La seule disposition du Code de procédure où on ait pu apercevoir l'expression d'un droit aussi exorbitant pour les aliénations dont il s'agit, est l'art. 965, au titre de la vente des biens immeubles, auquel titre renvoient plusieurs articles concernant les partages et licitations, les successions bénéficiaires, les successions vacantes, etc.

On sait la controverse qui a eu lieu et existe encore sur la porté du mot suites, dans cet art. 965, ainsi conçu : « Seront observées, au surplus, relativement à la réception des enchères, à la forme de l'adjudication et à ses suites, les dispositions contenues dans les art. 707 et suivants du titre de la saisie immobilière. » Ce renvoi aux art. 707 et suivants comprend-il l'art. 710, qui a créé un droit de surenchère au profit de toute personne, dans les ventes forcées ? Le pronom possessif ses se rapporte-t-il à l'adjudication ou seulement à la forme de l'adjudication? Le droit de surenchère de l'art. 710, qui n'est pas assurément une forme, est-il du moins une des suites dont l'art. 965 prescrit l'observation?

La discussion sur ce point est épuisée, et on doit se borner ici à rappeler les explications qui émanent des plus graves autorités.
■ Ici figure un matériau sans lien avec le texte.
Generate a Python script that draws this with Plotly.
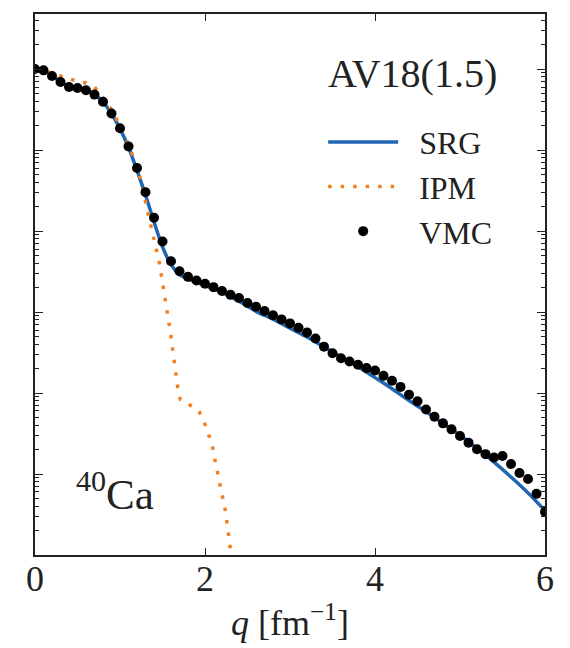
import plotly.graph_objects as go

# VMC momentum distribution points (q step 0.1 fm^-1)
vmc_q = [round(0.1 * k, 1) for k in range(61)]
vmc_n = [1.0, 0.964, 0.821, 0.693, 0.602, 0.585, 0.548, 0.484, 0.394, 0.283,
         0.186, 0.111, 0.0600, 0.0302, 0.0146, 0.00743, 0.00423, 0.00319, 0.00272, 0.00245,
         0.00223, 0.00203, 0.00182, 0.00163, 0.00149, 0.00129, 0.00116, 0.00103, 0.000914, 0.000811,
         0.000724, 0.000640, 0.000558, 0.000471, 0.000374, 0.000310, 0.000269, 0.000245, 0.000223, 0.000203,
         0.000190, 0.000163, 0.000142, 0.000119, 9.55e-5, 7.91e-5, 6.26e-5, 5.10e-5, 4.22e-5, 3.56e-5,
         2.94e-5, 2.44e-5, 2.02e-5, 1.76e-5, 1.60e-5, 1.67e-5, 1.33e-5, 1.03e-5, 8.68e-6, 5.69e-6,
         3.40e-6]

# SRG curve
srg_q = [0.0, 0.1, 0.2, 0.3, 0.4, 0.5, 0.6, 0.7, 0.8, 0.9, 1.0, 1.1, 1.2, 1.3, 1.4, 1.5,
         1.6, 1.7, 1.8, 1.9, 2.0, 2.2, 2.4, 2.6, 2.8, 3.0, 3.2, 3.4, 3.6, 3.8, 4.0,
         4.2, 4.4, 4.6, 4.8, 5.0, 5.2, 5.4, 5.6, 5.8, 6.0]
srg_n = [1.0, 0.96, 0.83, 0.70, 0.61, 0.585, 0.55, 0.485, 0.394, 0.281, 0.184, 0.108, 0.0562,
         0.0278, 0.0130, 0.00640, 0.00385, 0.00290, 0.00256, 0.00232, 0.00213, 0.00175, 0.00136,
         0.00102, 0.000816, 0.000633, 0.000491, 0.000371, 0.000279, 0.000211, 0.000155,
         0.000113, 8.07e-5, 5.92e-5, 4.22e-5, 3.01e-5, 2.08e-5, 1.40e-5, 9.19e-6, 5.85e-6, 3.52e-6]

# IPM curve
ipm_q = [0.0, 0.1, 0.2, 0.3, 0.45, 0.6, 0.7, 0.8, 0.9, 1.0, 1.1, 1.2, 1.25, 1.31, 1.35, 1.39,
         1.43, 1.47, 1.50, 1.53, 1.56, 1.58, 1.60, 1.62, 1.635, 1.65, 1.68, 1.71, 1.80, 1.93,
         2.00, 2.05, 2.09, 2.12, 2.15, 2.18, 2.21, 2.24, 2.26, 2.28, 2.30, 2.32]
ipm_n = [1.0, 0.945, 0.893, 0.821, 0.733, 0.674, 0.602, 0.441, 0.315, 0.200, 0.117, 0.0612,
         0.0412, 0.0204, 0.0133, 0.00898, 0.00605, 0.00375, 0.00232, 0.00152, 0.00102, 0.000689,
         0.000491, 0.000340, 0.000236, 0.000168, 0.000116, 8.3e-5, 7.41e-5, 5.92e-5, 4.10e-5,
         2.92e-5, 2.14e-5, 1.44e-5, 1.0e-5, 7.13e-6, 5.22e-6, 3.52e-6, 2.44e-6, 1.69e-6,
         1.14e-6, 7.9e-7]

x_ticks = [0, 2, 4, 6]
x_ticklabels = ["0", "2", "4", "6"]

BLUE = "#1f66b0"
ORANGE = "#f28022"
FONT = "Liberation Serif"
SP = "\u2002"

fig = go.Figure()
fig.add_trace(go.Scatter(x=srg_q, y=srg_n, mode="lines", name=SP + "SRG",
                         line=dict(color=BLUE, width=3.5, shape="spline")))
fig.add_trace(go.Scatter(x=ipm_q, y=ipm_n, mode="lines", name=SP + "IPM",
                         line=dict(color=ORANGE, width=3.5, dash="3.5px,9px")))
fig.add_trace(go.Scatter(x=vmc_q, y=vmc_n, mode="markers", name=SP + "VMC",
                         marker=dict(color="black", size=10)))

fig.add_annotation(text="AV18(1.5)", xref="paper", yref="paper", x=0.741, y=0.89,
                   showarrow=False, font=dict(family=FONT, size=40, color="#222"),
                   xanchor="center", yanchor="middle")
fig.add_annotation(text="<sup>40</sup>Ca", xref="paper", yref="paper", x=0.157, y=0.118,
                   showarrow=False, font=dict(family=FONT, size=43, color="#222"),
                   xanchor="center", yanchor="middle")

axis_common = dict(showline=True, linecolor="#222", linewidth=1.5, mirror="allticks",
                   ticks="inside", tickcolor="#222", showgrid=False, zeroline=False)

fig.update_layout(
    width=570, height=648,
    margin=dict(l=35, r=25, t=12, b=92),
    paper_bgcolor="white", plot_bgcolor="white",
    font=dict(family=FONT, color="#222"),
    showlegend=True,
    legend=dict(x=0.565, y=0.814, xanchor="left", yanchor="top",
                font=dict(family=FONT, size=32, color="#222"),
                bgcolor="rgba(0,0,0,0)", itemwidth=70, tracegroupgap=0),
    xaxis=dict(range=[0, 6], tickvals=x_ticks, ticktext=x_ticklabels, ticklen=7, tickwidth=1.2,
               tickfont=dict(family=FONT, size=36, color="#222"), ticklabelstandoff=-9,
               title=dict(text="<i>q</i> [fm<sup>−1</sup>]", font=dict(family=FONT, size=36, color="#222"),
                          standoff=12),
               **axis_common),
    yaxis=dict(type="log", range=[-6, 0.68], dtick=1, ticklen=8, tickwidth=1.2,
               showticklabels=False,
               minor=dict(ticks="inside", ticklen=4, tickwidth=1, tickcolor="#222", dtick="D1",
                          showgrid=False),
               **axis_common),
)

fig.write_html("out.html")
M. Pigeau, un des rédacteurs du Code de procédure, qui peut mieux que personne faire connaître le sens intentionnel de l'art. 965, s'exprime ainsi (t. 2, p. 438, no 11, et 481, no 19):

Les suites dont on entend parler ici sont les suites de la forme de l'adju• dication, et non la suite de l'adjudication. D'ailleurs la surenchère, quoiqu'elle ne puisse être faite qu'après l'adjudication, n'en est pas une suite, mais seulement un incident, puisqu'elle peut n'avoir pas lieu... Enfin la surenchère étant un droit exorbitant, elle ne peut être étendue aux autres ventes que celles sur saisie, qu'autant qu'il y a une disposition claire et précise, ce qui ne se rencontre pas ici.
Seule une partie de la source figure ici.